メリット:蓄電池が短期停電に対応し、自家発電機が長期停電に対応するため、安定した電力を保つことができる。
燃料消費量を抑えられるため、排出されるCO₂の量が減り、環境に配慮した運用ができる。
検討事項:自家発電機と蓄電池は、どちらも発熱するため、通気性の良い場所に設置し、発火リスクを考慮する必要がある。
自家発電機と蓄電池を併用するため、設置スペースと導入コストが高くなる。
システムの切り替え手順や負荷管理など、運用計画を先に進めて、定期的な訓練を行うことが重要。緊急対応マニュアルを作成し、定期的な訓練を行うことで緊急時に適切な対応が取れる。
再生可能エネルギー+蓄電池
概要:再生可能エネルギーと蓄電池を組み合わせることで、エネルギー自給率を高める。
メリット:災害時に再生可能エネルギーと組み合わせた蓄電池システムがあれば、長期的なエネルギー確保が可能となり、復旧までの間、最低限の電力を確保できる。
電力会社への依存度を減らし、災害や緊急時のエネルギー供給の不安を軽減する。
平常時の電力コスト削減やCO₂削減効果も期待でき、環境負荷を軽減できる。
検討事項:太陽光発電や風力発電などは季節や天候によって発電量が変動するため、発電量の予測と蓄電池の容量の適切な管理が必要。
導入後の運用と定期訓練
予備電源の運用計画を立て、定期的に訓練し緊急時にスムーズな対応ができるようにします。
関係者が緊急手順を確実に実行できるように訓練を実施し、システムの効果と運用上の課題を確認します。
また、予備電源がいざという時に確実に稼働するよう定期的な試運転や点検を行い、機器の劣化や不具合を事前に発見し、必要に応じて修理や交換を行うことが重要です。
キュービクルBCP対策メリット
ここからは、キュービクルのBCP対策を行うことで得られるメリットについて見ていきましょう。
停電のリスク回避
災害や事故などで外部からの電力が停止した場合でも、自社の重要な業務が中断することを防げます。
特に発電機や蓄電池の導入により、一時的なもの万が一にも対応できる体制が整います。
キュービクルの長寿命化
キュービクルのBCP対策を行う際には、定期的なメンテナンスや点検が必須です。
定期的なメンテナンスや点検によって予期しない故障を予防し、キュービクルの劣化を防ぐことで寿命が延びることがあります。
キュービクルの保守点検は、省エネにもつながります。
詳しくは、キュービクルの保守点検における省エネ!電気料金削減と環境保全の実現をご覧ください。
コストの削減
自然災害や緊急事態が発生した場合に備え、発電機や蓄電池を導入しておくことで、停電による業務中断や機器トラブルによる損失を減らすことができます。

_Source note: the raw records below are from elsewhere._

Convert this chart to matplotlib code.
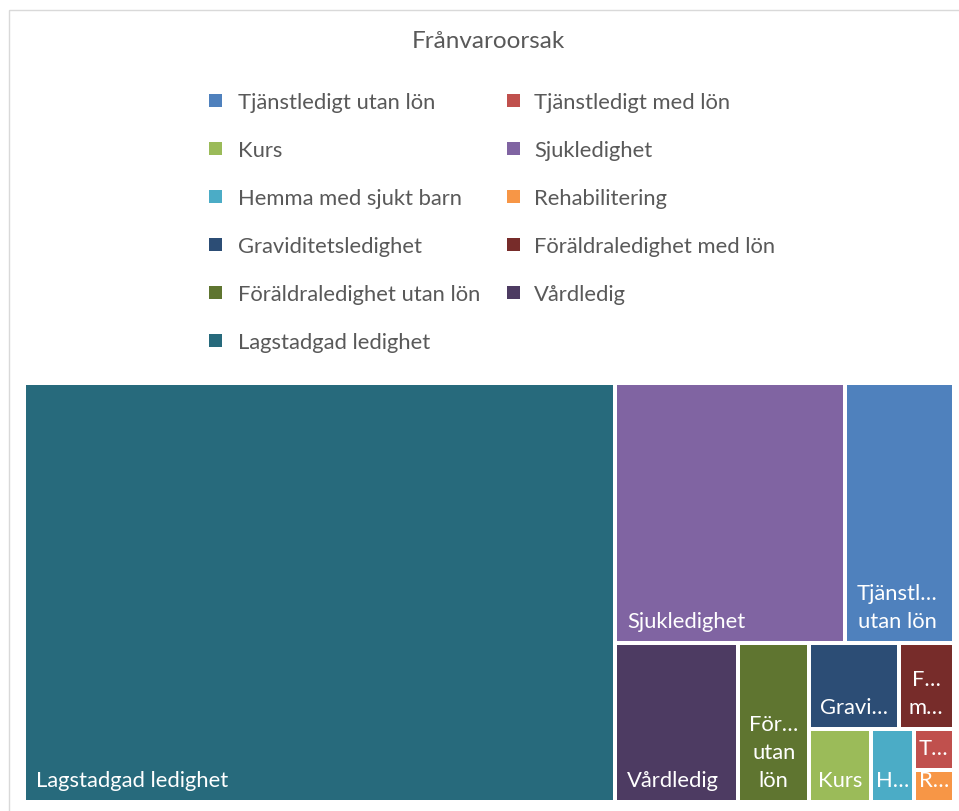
import matplotlib
matplotlib.use("Agg")
import matplotlib.pyplot as plt
from matplotlib.patches import Rectangle

# ---------------- data ----------------
title = "Frånvaroorsak"
categories = ["Tjänstledigt utan lön", "Tjänstledigt med lön", "Kurs", "Sjukledighet",
              "Hemma med sjukt barn", "Rehabilitering", "Graviditetsledighet",
              "Föräldraledighet med lön", "Föräldraledighet utan lön", "Vårdledig",
              "Lagstadgad ledighet"]
values = [72.7, 4.2, 11.5, 153.5, 8.0, 3.3, 19.9, 12.3, 28.8, 50.4, 635.5]
colors = ["#4F81BD", "#C0504D", "#9BBB59", "#8064A2", "#4BACC6", "#F79646",
          "#2C4D75", "#772C2A", "#5F7530", "#4D3B62", "#276A7C"]
# number of tiles in each successive strip of the treemap layout
strip_sizes = [1, 2, 1, 1, 2, 1, 1, 1, 1]

# ---------------- figure ----------------
W, H = 959, 812
fig = plt.figure(figsize=(W / 100, H / 100), dpi=100)
ax = fig.add_axes([0, 0, 1, 1])
ax.set_xlim(0, W)
ax.set_ylim(H, 0)
ax.axis("off")

FONT = "Lato"
GREY = "#595959"
renderer = fig.canvas.get_renderer()


def text_width(s, size):
    t = ax.text(0, 0, s, fontsize=size, family=FONT)
    w = t.get_window_extent(renderer).width
    t.remove()
    return w


# chart border
ax.add_patch(Rectangle((8.5, 10.5), 1000, 1000, fill=False, edgecolor="#D9D9D9", lw=1.0))

# title
ax.text(488, 42, title, fontsize=17.5, family=FONT, color=GREY, ha="center", va="center")

# legend (row-major, two columns)
leg_x_marker = [215, 513]
leg_x_text = [238, 534]
leg_y0, leg_dy = 101, 48
for i, (name, col) in enumerate(zip(categories, colors)):
    r, c = divmod(i, 2)
    yy = leg_y0 + r * leg_dy
    ax.add_patch(Rectangle((leg_x_marker[c] - 6.5, yy - 6.5), 13, 13, facecolor=col, edgecolor="none"))
    ax.text(leg_x_text[c], yy, name, fontsize=15.8, family=FONT, color=GREY, ha="left", va="center_baseline")


# ---------------- treemap layout ----------------
def layout(vals, x, y, w, h, strips):
    total = sum(vals)
    scale = w * h / total
    areas = [v * scale for v in vals]
    rects = []
    i = 0
    for n in strips:
        group = areas[i:i + n]
        s = sum(group)
        if w >= h:
            cw = s / h
            yy = y
            for a in group:
                ch = a / cw
                rects.append((x, yy, cw, ch))
                yy += ch
            x += cw
            w -= cw
        else:
            rh = s / w
            xx = x
            for a in group:
                rw = a / rh
                rects.append((xx, y, rw, rh))
                xx += rw
            y += rh
            h -= rh
        i += n
    return rects


order = sorted(range(len(values)), key=lambda k: -values[k])
rects = layout([values[k] for k in order], 24, 384, 930, 419, strip_sizes)

GAP = 4
LABEL_SIZE = 15.8
LINE_H = 28
FIT_PAD = 4
TRUNC_PAD = 7


def ellipsize(s, avail):
    while len(s) > 1 and text_width(s + "…", LABEL_SIZE) > avail:
        s = s[:-1]
    return s.rstrip() + "…"


def wrap_label(name, w, h):
    avail_fit = w - 2 * FIT_PAD
    avail_tr = w - 2 * TRUNC_PAD
    max_lines = max(1, 1 + int((h - 48) // LINE_H))
    lines, cur = [], ""
    for word in name.split():
        cand = word if not cur else cur + " " + word
        if text_width(cand, LABEL_SIZE) <= avail_fit:
            cur = cand
            continue
        if cur:
            lines.append(cur)
            cur = ""
        if text_width(word, LABEL_SIZE) <= avail_fit:
            cur = word
        else:
            lines.append(ellipsize(word[:-1], avail_tr))
    if cur:
        lines.append(cur)
    if len(lines) > max_lines:
        lines = lines[:max_lines]
        if not lines[-1].endswith("…"):
            lines[-1] = ellipsize(lines[-1], avail_tr)
    return lines


for k, (x, y, w, h) in zip(order, rects):
    ax.add_patch(Rectangle((x, y), w, h, facecolor=colors[k], edgecolor="white",
                           lw=GAP * 72 / 100))
    vx, vy, vw, vh = x + GAP / 2, y + GAP / 2, w - GAP, h - GAP
    lines = wrap_label(categories[k], vw, vh)
    widths = [text_width(s, LABEL_SIZE) for s in lines]
    bw = max(widths)
    left = vx + min(10, (vw - bw) / 2)
    cx = left + bw / 2
    n = len(lines)
    for j, s in enumerate(lines):
        base = vy + vh - 14 - (n - 1 - j) * LINE_H
        ax.text(cx, base, s, fontsize=LABEL_SIZE, family=FONT, color="white",
                ha="center", va="baseline")

fig.savefig("out.png", dpi=100)
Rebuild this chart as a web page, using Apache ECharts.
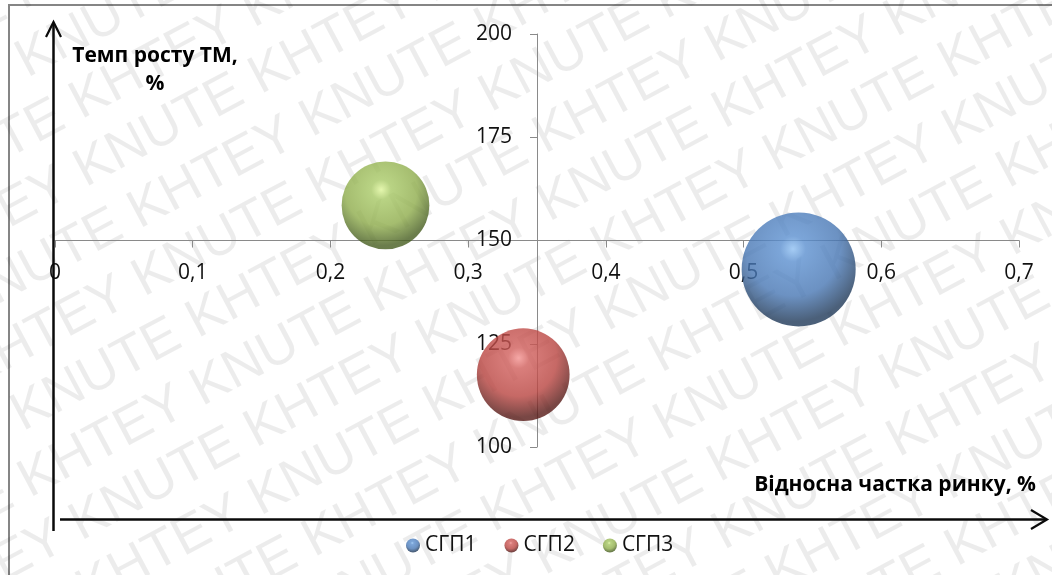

このような損失を防ぐことが、結果的にコストの削減につながることがあります。
まとめ
今回は、キュービクルのBCP対策について解説しました。
キュービクルのBCP対策は、災害や非常時においても電力供給を維持し、企業や施設の安定した運営を維持するために非常に重要です。
災害時などにも事業が途切れることなく継続できる体制を整えることで、顧客や取引先からの信頼の向上にもつながるため、蓄電池や非常用自家発電機の導入も検討してみてください。